>> start

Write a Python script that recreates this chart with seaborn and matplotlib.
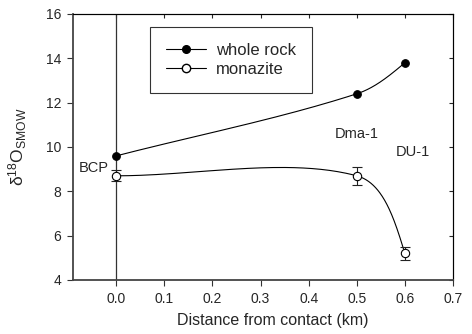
import numpy as np
import pandas as pd
import seaborn as sns
import matplotlib
matplotlib.use("Agg")
import matplotlib.pyplot as plt
from matplotlib.lines import Line2D

# ---------------------- Data ----------------------------------------------------
distance = [0.0, 0.5, 0.6]
whole_rock = [9.6, 12.4, 13.8]
monazite = [8.7, 8.7, 5.2]
monazite_err = [0.25, 0.4, 0.3]
sample_names = ["BCP", "Dma-1", "DU-1"]
name_x = [-0.046, 0.5, 0.617]
name_y = [9.05, 10.6, 9.77]
xticks = [0.0, 0.1, 0.2, 0.3, 0.4, 0.5, 0.6, 0.7]
yticks = [4, 6, 8, 10, 12, 14, 16]

# ---------------------- Spline helper -------------------------------------------
# parametric hermite spline in screen-ish units (like the plotting package does)
def smooth_curve(xs, ys, sx=481.0, sy=22.17, n=80):
    P = np.column_stack([np.asarray(xs) * sx, np.asarray(ys) * sy])
    d = np.diff(P, axis=0)
    L = np.hypot(d[:, 0], d[:, 1])
    u = d / L[:, None]
    m = np.zeros_like(P)
    m[1:-1] = (L[:-1, None] * u[:-1] + L[1:, None] * u[1:]) / (L[:-1] + L[1:])[:, None]
    m[0] = u[0]
    m[-1] = 1.5 * u[-1] - 0.5 * m[-2]
    out = []
    s = np.linspace(0, 1, n)[:, None]
    h00 = 2 * s**3 - 3 * s**2 + 1
    h10 = s**3 - 2 * s**2 + s
    h01 = -2 * s**3 + 3 * s**2
    h11 = s**3 - s**2
    for i in range(len(P) - 1):
        seg = h00 * P[i] + h10 * L[i] * m[i] + h01 * P[i + 1] + h11 * L[i] * m[i + 1]
        out.append(seg)
    out = np.vstack(out)
    return pd.DataFrame({"x": out[:, 0] / sx, "y": out[:, 1] / sy})

# ---------------------- Plot ----------------------------------------------------
sns.set_style("ticks")
plt.rcParams["font.family"] = ["Liberation Sans", "DejaVu Sans"]
plt.rcParams["mathtext.fontset"] = "custom"
plt.rcParams["mathtext.rm"] = "Liberation Sans"
plt.rcParams["mathtext.it"] = "Liberation Sans"

fig = plt.figure(figsize=(4.72, 3.34), dpi=100)
ax = fig.add_axes([0.1547, 0.1617, 0.805, 0.7964])

ax.axvline(0, color="#333333", lw=0.9, zorder=1)

wr_curve = smooth_curve(distance, whole_rock)
mz_curve = smooth_curve(distance, monazite)
sns.lineplot(data=wr_curve, x="x", y="y", sort=False, color="black", lw=0.8, ax=ax, zorder=2)
sns.lineplot(data=mz_curve, x="x", y="y", sort=False, color="black", lw=0.8, ax=ax, zorder=2)

ax.errorbar(distance, monazite, yerr=monazite_err, fmt="none", ecolor="#222222",
            elinewidth=0.8, capsize=3.5, capthick=0.8, zorder=3)

pts = pd.DataFrame({"x": distance, "wr": whole_rock, "mz": monazite})
sns.scatterplot(data=pts, x="x", y="wr", color="black", edgecolor="black", s=30,
                linewidth=0.8, ax=ax, zorder=4)
sns.scatterplot(data=pts, x="x", y="mz", color="white", edgecolor="black", s=36,
                linewidth=0.8, ax=ax, zorder=4)

for name, tx, ty in zip(sample_names, name_x, name_y):
    ax.text(tx, ty, name, fontsize=10.5, ha="center", va="center")

ax.set_xlim(-0.09, 0.7)
ax.set_ylim(4, 16)
ax.set_xticks(xticks)
ax.set_xticklabels([f"{v:.1f}" for v in xticks])
ax.set_yticks(yticks)
ax.tick_params(direction="out", length=4.5, width=0.8, labelsize=10, color="#333333",
               pad=4)
ax.set_xlabel("Distance from contact (km)", fontsize=11.5)
ax.set_ylabel(r"δ$^{18}$O$_{\mathrm{SMOW}}$", fontsize=12.5)
ax.xaxis.set_label_coords(0.525, -0.125)
ax.yaxis.set_label_coords(-0.115, 0.5)

for side in ["left", "bottom"]:
    ax.spines[side].set_linewidth(1.3)
    ax.spines[side].set_color("#444444")
for side in ["top", "right"]:
    ax.spines[side].set_linewidth(0.8)
    ax.spines[side].set_color("black")

# inward ticks on top and right
top = ax.secondary_xaxis("top")
top.set_xticks(xticks)
top.tick_params(direction="in", length=3, width=0.8, labeltop=False)
right = ax.secondary_yaxis("right")
right.set_yticks(yticks)
right.tick_params(direction="in", length=3, width=0.8, labelright=False)

handles = [
    Line2D([], [], color="black", lw=0.8, marker="o", markersize=5.5,
           markerfacecolor="black", markeredgecolor="black"),
    Line2D([], [], color="black", lw=0.8, marker="o", markersize=6,
           markerfacecolor="white", markeredgecolor="black"),
]
leg = ax.legend(handles, ["whole rock", "monazite"], loc="upper left",
                bbox_to_anchor=(0.203, 0.951), fontsize=12, frameon=True,
                fancybox=False, edgecolor="black", handlelength=2.4,
                borderpad=0.95, labelspacing=0.25, handletextpad=0.6,
                borderaxespad=0)
leg.get_frame().set_linewidth(0.8)

fig.savefig("out.png", dpi=100)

>> end

Reproduce the data word for word, excluding its pictures.

Write a Python script that recreates this chart with seaborn and matplotlib.
import numpy as np
import pandas as pd
import seaborn as sns
import matplotlib
matplotlib.use("Agg")
import matplotlib.pyplot as plt
from matplotlib.lines import Line2D

# ---------------------- Data ----------------------------------------------------
distance = [0.0, 0.5, 0.6]
whole_rock = [9.6, 12.4, 13.8]
monazite = [8.7, 8.7, 5.2]
monazite_err = [0.25, 0.4, 0.3]
sample_names = ["BCP", "Dma-1", "DU-1"]
name_x = [-0.046, 0.5, 0.617]
name_y = [9.05, 10.6, 9.77]
xticks = [0.0, 0.1, 0.2, 0.3, 0.4, 0.5, 0.6, 0.7]
yticks = [4, 6, 8, 10, 12, 14, 16]

# ---------------------- Spline helper -------------------------------------------
# parametric hermite spline in screen-ish units (like the plotting package does)
def smooth_curve(xs, ys, sx=481.0, sy=22.17, n=80):
    P = np.column_stack([np.asarray(xs) * sx, np.asarray(ys) * sy])
    d = np.diff(P, axis=0)
    L = np.hypot(d[:, 0], d[:, 1])
    u = d / L[:, None]
    m = np.zeros_like(P)
    m[1:-1] = (L[:-1, None] * u[:-1] + L[1:, None] * u[1:]) / (L[:-1] + L[1:])[:, None]
    m[0] = u[0]
    m[-1] = 1.5 * u[-1] - 0.5 * m[-2]
    out = []
    s = np.linspace(0, 1, n)[:, None]
    h00 = 2 * s**3 - 3 * s**2 + 1
    h10 = s**3 - 2 * s**2 + s
    h01 = -2 * s**3 + 3 * s**2
    h11 = s**3 - s**2
    for i in range(len(P) - 1):
        seg = h00 * P[i] + h10 * L[i] * m[i] + h01 * P[i + 1] + h11 * L[i] * m[i + 1]
        out.append(seg)
    out = np.vstack(out)
    return pd.DataFrame({"x": out[:, 0] / sx, "y": out[:, 1] / sy})

# ---------------------- Plot ----------------------------------------------------
sns.set_style("ticks")
plt.rcParams["font.family"] = ["Liberation Sans", "DejaVu Sans"]
plt.rcParams["mathtext.fontset"] = "custom"
plt.rcParams["mathtext.rm"] = "Liberation Sans"
plt.rcParams["mathtext.it"] = "Liberation Sans"

fig = plt.figure(figsize=(4.72, 3.34), dpi=100)
ax = fig.add_axes([0.1547, 0.1617, 0.805, 0.7964])

ax.axvline(0, color="#333333", lw=0.9, zorder=1)

wr_curve = smooth_curve(distance, whole_rock)
mz_curve = smooth_curve(distance, monazite)
sns.lineplot(data=wr_curve, x="x", y="y", sort=False, color="black", lw=0.8, ax=ax, zorder=2)
sns.lineplot(data=mz_curve, x="x", y="y", sort=False, color="black", lw=0.8, ax=ax, zorder=2)

ax.errorbar(distance, monazite, yerr=monazite_err, fmt="none", ecolor="#222222",
            elinewidth=0.8, capsize=3.5, capthick=0.8, zorder=3)

pts = pd.DataFrame({"x": distance, "wr": whole_rock, "mz": monazite})
sns.scatterplot(data=pts, x="x", y="wr", color="black", edgecolor="black", s=30,
                linewidth=0.8, ax=ax, zorder=4)
sns.scatterplot(data=pts, x="x", y="mz", color="white", edgecolor="black", s=36,
                linewidth=0.8, ax=ax, zorder=4)

for name, tx, ty in zip(sample_names, name_x, name_y):
    ax.text(tx, ty, name, fontsize=10.5, ha="center", va="center")

ax.set_xlim(-0.09, 0.7)
ax.set_ylim(4, 16)
ax.set_xticks(xticks)
ax.set_xticklabels([f"{v:.1f}" for v in xticks])
ax.set_yticks(yticks)
ax.tick_params(direction="out", length=4.5, width=0.8, labelsize=10, color="#333333",
               pad=4)
ax.set_xlabel("Distance from contact (km)", fontsize=11.5)
ax.set_ylabel(r"δ$^{18}$O$_{\mathrm{SMOW}}$", fontsize=12.5)
ax.xaxis.set_label_coords(0.525, -0.125)
ax.yaxis.set_label_coords(-0.115, 0.5)

for side in ["left", "bottom"]:
    ax.spines[side].set_linewidth(1.3)
    ax.spines[side].set_color("#444444")
for side in ["top", "right"]:
    ax.spines[side].set_linewidth(0.8)
    ax.spines[side].set_color("black")

# inward ticks on top and right
top = ax.secondary_xaxis("top")
top.set_xticks(xticks)
top.tick_params(direction="in", length=3, width=0.8, labeltop=False)
right = ax.secondary_yaxis("right")
right.set_yticks(yticks)
right.tick_params(direction="in", length=3, width=0.8, labelright=False)

handles = [
    Line2D([], [], color="black", lw=0.8, marker="o", markersize=5.5,
           markerfacecolor="black", markeredgecolor="black"),
    Line2D([], [], color="black", lw=0.8, marker="o", markersize=6,
           markerfacecolor="white", markeredgecolor="black"),
]
leg = ax.legend(handles, ["whole rock", "monazite"], loc="upper left",
                bbox_to_anchor=(0.203, 0.951), fontsize=12, frameon=True,
                fancybox=False, edgecolor="black", handlelength=2.4,
                borderpad=0.95, labelspacing=0.25, handletextpad=0.6,
                borderaxespad=0)
leg.get_frame().set_linewidth(0.8)

fig.savefig("out.png", dpi=100)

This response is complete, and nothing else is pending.